REQUIRED TASK → Extract the text of every entry below exactly; leave images out.
___ SUPPLIED MATERIAL ___
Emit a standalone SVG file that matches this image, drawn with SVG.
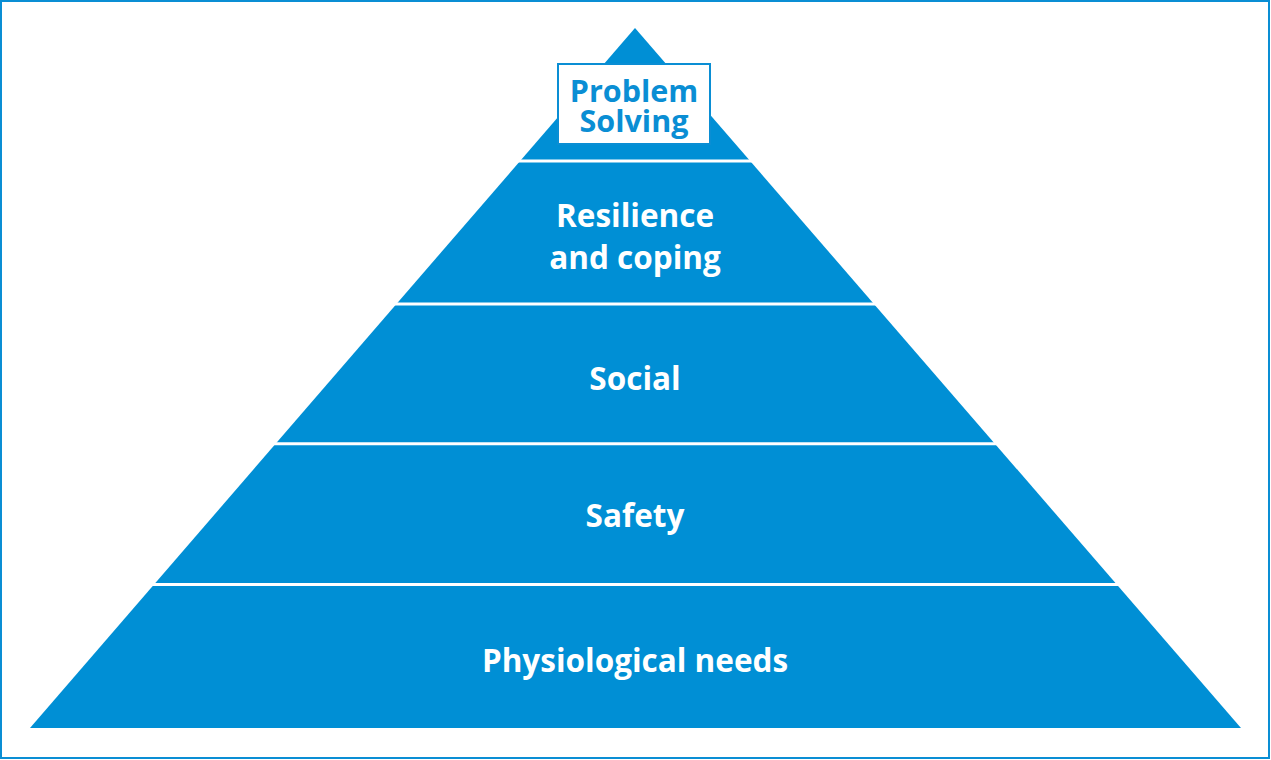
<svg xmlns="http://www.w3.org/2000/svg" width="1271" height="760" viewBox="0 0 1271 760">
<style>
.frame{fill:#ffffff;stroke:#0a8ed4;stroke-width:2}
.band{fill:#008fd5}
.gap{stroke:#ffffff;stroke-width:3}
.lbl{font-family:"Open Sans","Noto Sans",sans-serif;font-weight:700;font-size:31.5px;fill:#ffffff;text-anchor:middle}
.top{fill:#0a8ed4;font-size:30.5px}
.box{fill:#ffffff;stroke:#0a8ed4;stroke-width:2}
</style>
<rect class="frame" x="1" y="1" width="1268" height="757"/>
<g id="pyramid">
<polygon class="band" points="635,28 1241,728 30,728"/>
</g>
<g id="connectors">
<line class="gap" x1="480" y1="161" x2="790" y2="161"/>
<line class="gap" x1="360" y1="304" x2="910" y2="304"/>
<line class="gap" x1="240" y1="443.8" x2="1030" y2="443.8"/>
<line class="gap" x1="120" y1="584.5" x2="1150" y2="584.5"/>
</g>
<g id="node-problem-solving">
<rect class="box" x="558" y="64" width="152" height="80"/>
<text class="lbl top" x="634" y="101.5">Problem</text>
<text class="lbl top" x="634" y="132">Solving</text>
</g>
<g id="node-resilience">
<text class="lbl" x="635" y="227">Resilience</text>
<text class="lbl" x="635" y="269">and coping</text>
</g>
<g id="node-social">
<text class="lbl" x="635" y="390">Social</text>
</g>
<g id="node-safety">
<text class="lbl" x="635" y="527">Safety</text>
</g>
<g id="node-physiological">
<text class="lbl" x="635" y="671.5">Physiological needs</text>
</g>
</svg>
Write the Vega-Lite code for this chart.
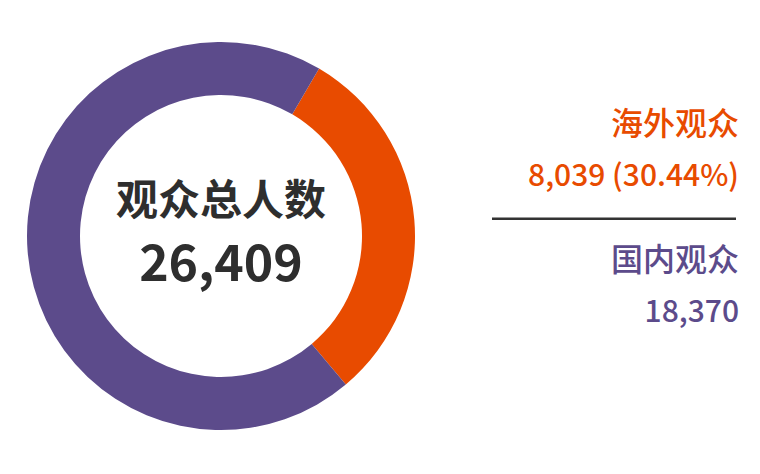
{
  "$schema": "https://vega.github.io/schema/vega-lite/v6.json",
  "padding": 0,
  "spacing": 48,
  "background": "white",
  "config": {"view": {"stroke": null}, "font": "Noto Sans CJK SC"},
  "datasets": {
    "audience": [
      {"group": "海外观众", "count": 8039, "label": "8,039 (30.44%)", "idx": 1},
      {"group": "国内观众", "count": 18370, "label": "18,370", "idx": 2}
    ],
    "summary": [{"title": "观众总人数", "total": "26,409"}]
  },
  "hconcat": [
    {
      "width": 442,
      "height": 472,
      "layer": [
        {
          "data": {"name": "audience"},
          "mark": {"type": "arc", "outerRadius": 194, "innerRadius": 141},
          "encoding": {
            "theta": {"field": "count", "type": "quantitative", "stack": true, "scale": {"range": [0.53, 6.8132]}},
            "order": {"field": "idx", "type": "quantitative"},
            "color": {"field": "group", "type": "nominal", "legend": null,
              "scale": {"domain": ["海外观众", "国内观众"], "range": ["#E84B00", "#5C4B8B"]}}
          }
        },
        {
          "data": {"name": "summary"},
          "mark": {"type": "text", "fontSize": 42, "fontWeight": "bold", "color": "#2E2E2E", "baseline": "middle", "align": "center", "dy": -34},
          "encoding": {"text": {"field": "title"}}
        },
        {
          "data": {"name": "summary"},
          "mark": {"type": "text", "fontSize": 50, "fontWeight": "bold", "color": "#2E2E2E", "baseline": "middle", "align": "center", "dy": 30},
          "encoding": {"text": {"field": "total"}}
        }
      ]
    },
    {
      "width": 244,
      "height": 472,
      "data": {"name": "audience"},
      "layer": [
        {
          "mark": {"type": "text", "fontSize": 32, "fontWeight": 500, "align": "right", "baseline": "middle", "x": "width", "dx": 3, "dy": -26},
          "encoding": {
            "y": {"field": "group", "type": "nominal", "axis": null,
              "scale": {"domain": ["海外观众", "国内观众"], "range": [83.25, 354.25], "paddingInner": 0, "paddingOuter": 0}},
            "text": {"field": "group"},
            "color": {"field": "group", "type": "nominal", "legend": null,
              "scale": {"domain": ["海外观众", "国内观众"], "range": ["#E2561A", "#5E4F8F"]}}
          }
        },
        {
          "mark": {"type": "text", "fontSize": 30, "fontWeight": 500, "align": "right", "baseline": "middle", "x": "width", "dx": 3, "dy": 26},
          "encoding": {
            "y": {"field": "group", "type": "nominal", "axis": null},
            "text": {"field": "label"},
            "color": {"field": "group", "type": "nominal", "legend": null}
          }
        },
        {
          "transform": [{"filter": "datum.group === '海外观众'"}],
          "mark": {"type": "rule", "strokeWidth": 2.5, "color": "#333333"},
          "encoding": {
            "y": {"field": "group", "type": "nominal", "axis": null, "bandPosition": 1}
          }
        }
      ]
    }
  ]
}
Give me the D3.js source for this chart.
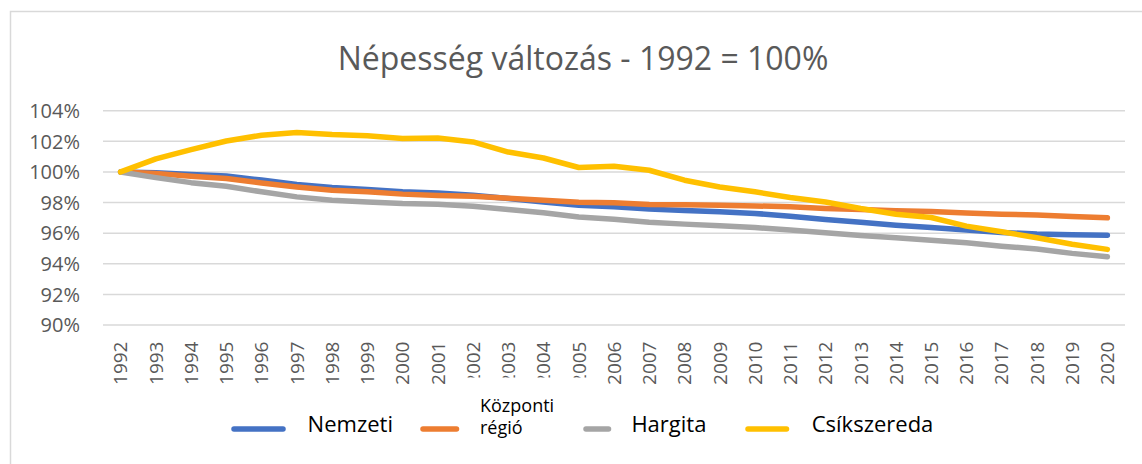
___
FULL OUTPUT →
Emit a standalone SVG file that matches this image, drawn with SVG.
<svg xmlns="http://www.w3.org/2000/svg" width="1271" height="760" viewBox="0 0 1271 760">
<style>
.frame{fill:#ffffff;stroke:#0a8ed4;stroke-width:2}
.band{fill:#008fd5}
.gap{stroke:#ffffff;stroke-width:3}
.lbl{font-family:"Open Sans","Noto Sans",sans-serif;font-weight:700;font-size:31.5px;fill:#ffffff;text-anchor:middle}
.top{fill:#0a8ed4;font-size:30.5px}
.box{fill:#ffffff;stroke:#0a8ed4;stroke-width:2}
</style>
<rect class="frame" x="1" y="1" width="1268" height="757"/>
<g id="pyramid">
<polygon class="band" points="635,28 1241,728 30,728"/>
</g>
<g id="connectors">
<line class="gap" x1="480" y1="161" x2="790" y2="161"/>
<line class="gap" x1="360" y1="304" x2="910" y2="304"/>
<line class="gap" x1="240" y1="443.8" x2="1030" y2="443.8"/>
<line class="gap" x1="120" y1="584.5" x2="1150" y2="584.5"/>
</g>
<g id="node-problem-solving">
<rect class="box" x="558" y="64" width="152" height="80"/>
<text class="lbl top" x="634" y="101.5">Problem</text>
<text class="lbl top" x="634" y="132">Solving</text>
</g>
<g id="node-resilience">
<text class="lbl" x="635" y="227">Resilience</text>
<text class="lbl" x="635" y="269">and coping</text>
</g>
<g id="node-social">
<text class="lbl" x="635" y="390">Social</text>
</g>
<g id="node-safety">
<text class="lbl" x="635" y="527">Safety</text>
</g>
<g id="node-physiological">
<text class="lbl" x="635" y="671.5">Physiological needs</text>
</g>
</svg>
Write the Vega-Lite code for this chart.
{
  "$schema": "https://vega.github.io/schema/vega-lite/v6.json",
  "padding": 0,
  "spacing": 48,
  "background": "white",
  "config": {"view": {"stroke": null}, "font": "Noto Sans CJK SC"},
  "datasets": {
    "audience": [
      {"group": "海外观众", "count": 8039, "label": "8,039 (30.44%)", "idx": 1},
      {"group": "国内观众", "count": 18370, "label": "18,370", "idx": 2}
    ],
    "summary": [{"title": "观众总人数", "total": "26,409"}]
  },
  "hconcat": [
    {
      "width": 442,
      "height": 472,
      "layer": [
        {
          "data": {"name": "audience"},
          "mark": {"type": "arc", "outerRadius": 194, "innerRadius": 141},
          "encoding": {
            "theta": {"field": "count", "type": "quantitative", "stack": true, "scale": {"range": [0.53, 6.8132]}},
            "order": {"field": "idx", "type": "quantitative"},
            "color": {"field": "group", "type": "nominal", "legend": null,
              "scale": {"domain": ["海外观众", "国内观众"], "range": ["#E84B00", "#5C4B8B"]}}
          }
        },
        {
          "data": {"name": "summary"},
          "mark": {"type": "text", "fontSize": 42, "fontWeight": "bold", "color": "#2E2E2E", "baseline": "middle", "align": "center", "dy": -34},
          "encoding": {"text": {"field": "title"}}
        },
        {
          "data": {"name": "summary"},
          "mark": {"type": "text", "fontSize": 50, "fontWeight": "bold", "color": "#2E2E2E", "baseline": "middle", "align": "center", "dy": 30},
          "encoding": {"text": {"field": "total"}}
        }
      ]
    },
    {
      "width": 244,
      "height": 472,
      "data": {"name": "audience"},
      "layer": [
        {
          "mark": {"type": "text", "fontSize": 32, "fontWeight": 500, "align": "right", "baseline": "middle", "x": "width", "dx": 3, "dy": -26},
          "encoding": {
            "y": {"field": "group", "type": "nominal", "axis": null,
              "scale": {"domain": ["海外观众", "国内观众"], "range": [83.25, 354.25], "paddingInner": 0, "paddingOuter": 0}},
            "text": {"field": "group"},
            "color": {"field": "group", "type": "nominal", "legend": null,
              "scale": {"domain": ["海外观众", "国内观众"], "range": ["#E2561A", "#5E4F8F"]}}
          }
        },
        {
          "mark": {"type": "text", "fontSize": 30, "fontWeight": 500, "align": "right", "baseline": "middle", "x": "width", "dx": 3, "dy": 26},
          "encoding": {
            "y": {"field": "group", "type": "nominal", "axis": null},
            "text": {"field": "label"},
            "color": {"field": "group", "type": "nominal", "legend": null}
          }
        },
        {
          "transform": [{"filter": "datum.group === '海外观众'"}],
          "mark": {"type": "rule", "strokeWidth": 2.5, "color": "#333333"},
          "encoding": {
            "y": {"field": "group", "type": "nominal", "axis": null, "bandPosition": 1}
          }
        }
      ]
    }
  ]
}
Give me the D3.js source for this chart.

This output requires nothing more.